Hi team! I'd like to ask if it is good idea to use...
# ask-community
m
Hi team! I'd like to ask if it is good idea to use DynamicOutput for the big data sets (~10k records). I experience very big overhead (even with
mem_io_manager
).
dagster bot responded by community 1
z
I've ran jobs of similar size, but we kept the max_concurrent_runs relatively low (~30ish running in parallel at one time). I didn't have any real problems, aside from just needing to make sure logging wasn't too verbose as I found that slowed down Dagit a lot after all the logs piled up (although it seems from recent release notes that that may have been improved recently)
m
@Zach which
executor_def
and
io_manager
did you use?
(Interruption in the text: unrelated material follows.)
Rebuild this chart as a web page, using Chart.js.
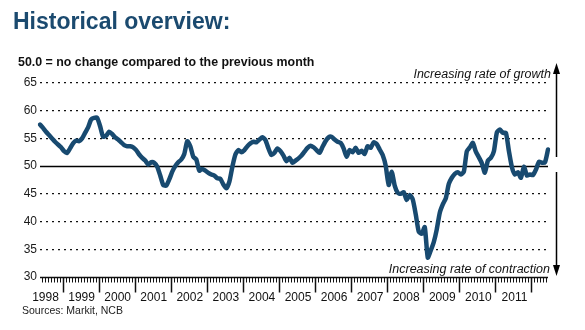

And which type of
runLauncher
?
z
I used the MultiprocessExecutor, with a EcsRunLauncher with 4vcpu / 8GB ECS tasks. IO was through a custom tool for writing data to Delta tables. One important thing about my setup was that most of the actual compute was taking place in Databricks, using a custom version of the databricks_pyspark_step_launcher from dagster-databricks
What kind of overhead are you seeing? All the steps are going to run on a single Dagster worker, so if you're not sending most of your compute to another provider like Databricks or EMR you'll probably need to limit the parallelism and up the resources for the worker. The
mem_io_manager
might actually make things worse for large fan-outs as all the outputs have to be held in memory
m
My job is just traversing through some http api collecting hierarchical data. So no heavy computation except waiting for the response. I run it locally, so memory should not be a problem. But we run it in K8s on prod, so may be we will need some tweaks. Probably amount of logs is the problem #1 as it runs in debug mode locally.